* **Description of the task**:
Nothing but the lines from the top of the data to the line holding "h3_he3_err = [0.22, 0.14, 0.37]" should be printed, word for word and both ends included; leave the pictures out.

• • •

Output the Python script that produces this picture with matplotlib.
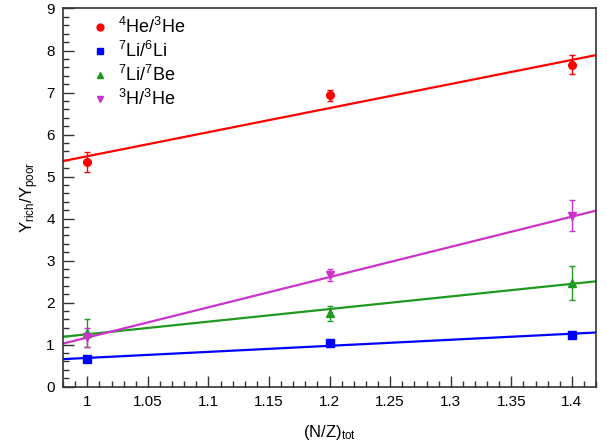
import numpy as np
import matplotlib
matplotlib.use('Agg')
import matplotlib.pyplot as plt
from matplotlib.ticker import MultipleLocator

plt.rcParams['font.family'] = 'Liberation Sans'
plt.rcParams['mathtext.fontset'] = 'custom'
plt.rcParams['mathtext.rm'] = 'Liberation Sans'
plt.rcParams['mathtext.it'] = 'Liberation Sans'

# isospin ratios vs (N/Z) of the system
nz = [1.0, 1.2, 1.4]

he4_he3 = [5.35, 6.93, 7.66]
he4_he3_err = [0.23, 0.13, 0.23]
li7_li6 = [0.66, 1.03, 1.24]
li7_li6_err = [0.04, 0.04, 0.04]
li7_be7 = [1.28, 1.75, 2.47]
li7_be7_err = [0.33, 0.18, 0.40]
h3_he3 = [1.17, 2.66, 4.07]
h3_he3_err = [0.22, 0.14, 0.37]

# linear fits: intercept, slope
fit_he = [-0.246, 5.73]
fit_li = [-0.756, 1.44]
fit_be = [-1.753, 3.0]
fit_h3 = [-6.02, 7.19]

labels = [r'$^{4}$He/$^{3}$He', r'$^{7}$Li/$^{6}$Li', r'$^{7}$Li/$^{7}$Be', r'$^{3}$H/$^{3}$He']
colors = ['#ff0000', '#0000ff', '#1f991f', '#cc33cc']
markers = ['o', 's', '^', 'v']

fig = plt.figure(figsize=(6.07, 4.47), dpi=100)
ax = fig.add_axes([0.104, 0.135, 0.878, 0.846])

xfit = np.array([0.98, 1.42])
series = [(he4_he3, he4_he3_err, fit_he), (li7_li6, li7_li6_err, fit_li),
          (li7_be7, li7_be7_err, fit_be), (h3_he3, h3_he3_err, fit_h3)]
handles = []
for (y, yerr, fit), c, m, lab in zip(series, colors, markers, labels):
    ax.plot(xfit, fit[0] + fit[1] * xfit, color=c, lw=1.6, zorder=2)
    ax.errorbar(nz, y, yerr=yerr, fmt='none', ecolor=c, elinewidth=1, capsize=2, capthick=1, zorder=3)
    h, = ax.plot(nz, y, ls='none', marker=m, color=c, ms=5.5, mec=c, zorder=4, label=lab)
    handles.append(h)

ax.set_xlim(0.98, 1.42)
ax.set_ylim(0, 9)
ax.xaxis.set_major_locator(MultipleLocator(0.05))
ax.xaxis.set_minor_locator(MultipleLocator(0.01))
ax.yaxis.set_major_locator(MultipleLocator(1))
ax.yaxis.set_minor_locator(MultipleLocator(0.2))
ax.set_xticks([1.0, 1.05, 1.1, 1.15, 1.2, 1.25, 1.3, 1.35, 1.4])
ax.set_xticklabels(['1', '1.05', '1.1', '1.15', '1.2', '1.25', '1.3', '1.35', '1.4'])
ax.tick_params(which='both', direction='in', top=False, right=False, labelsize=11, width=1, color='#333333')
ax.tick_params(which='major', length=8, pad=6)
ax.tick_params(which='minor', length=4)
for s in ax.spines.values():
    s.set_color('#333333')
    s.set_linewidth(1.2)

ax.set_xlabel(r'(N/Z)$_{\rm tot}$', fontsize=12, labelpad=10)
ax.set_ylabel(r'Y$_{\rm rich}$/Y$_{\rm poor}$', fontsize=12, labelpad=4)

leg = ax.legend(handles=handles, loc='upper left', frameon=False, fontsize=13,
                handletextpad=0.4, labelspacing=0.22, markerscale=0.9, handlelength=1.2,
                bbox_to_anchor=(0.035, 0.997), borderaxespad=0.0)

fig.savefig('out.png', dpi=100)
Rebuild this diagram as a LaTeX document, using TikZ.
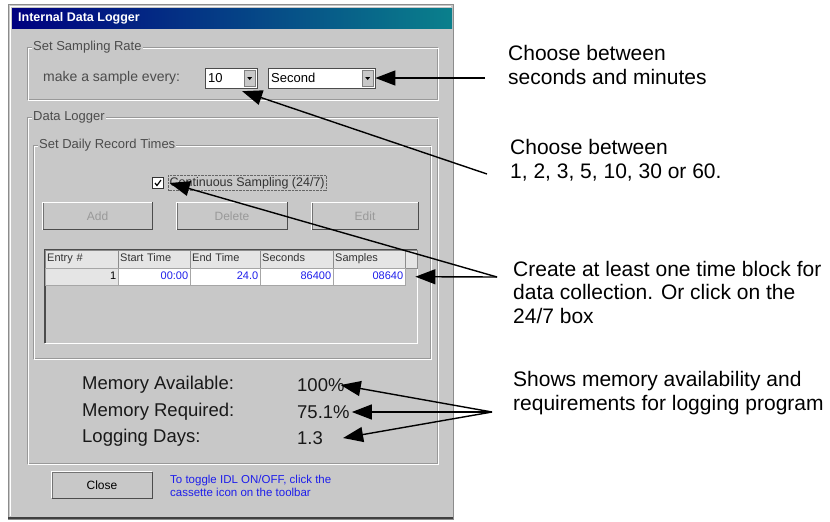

• • •

* **Correct response**:
Output the Python script that produces this picture with matplotlib.
import numpy as np
import matplotlib
matplotlib.use('Agg')
import matplotlib.pyplot as plt
from matplotlib.ticker import MultipleLocator

plt.rcParams['font.family'] = 'Liberation Sans'
plt.rcParams['mathtext.fontset'] = 'custom'
plt.rcParams['mathtext.rm'] = 'Liberation Sans'
plt.rcParams['mathtext.it'] = 'Liberation Sans'

# isospin ratios vs (N/Z) of the system
nz = [1.0, 1.2, 1.4]

he4_he3 = [5.35, 6.93, 7.66]
he4_he3_err = [0.23, 0.13, 0.23]
li7_li6 = [0.66, 1.03, 1.24]
li7_li6_err = [0.04, 0.04, 0.04]
li7_be7 = [1.28, 1.75, 2.47]
li7_be7_err = [0.33, 0.18, 0.40]
h3_he3 = [1.17, 2.66, 4.07]
h3_he3_err = [0.22, 0.14, 0.37]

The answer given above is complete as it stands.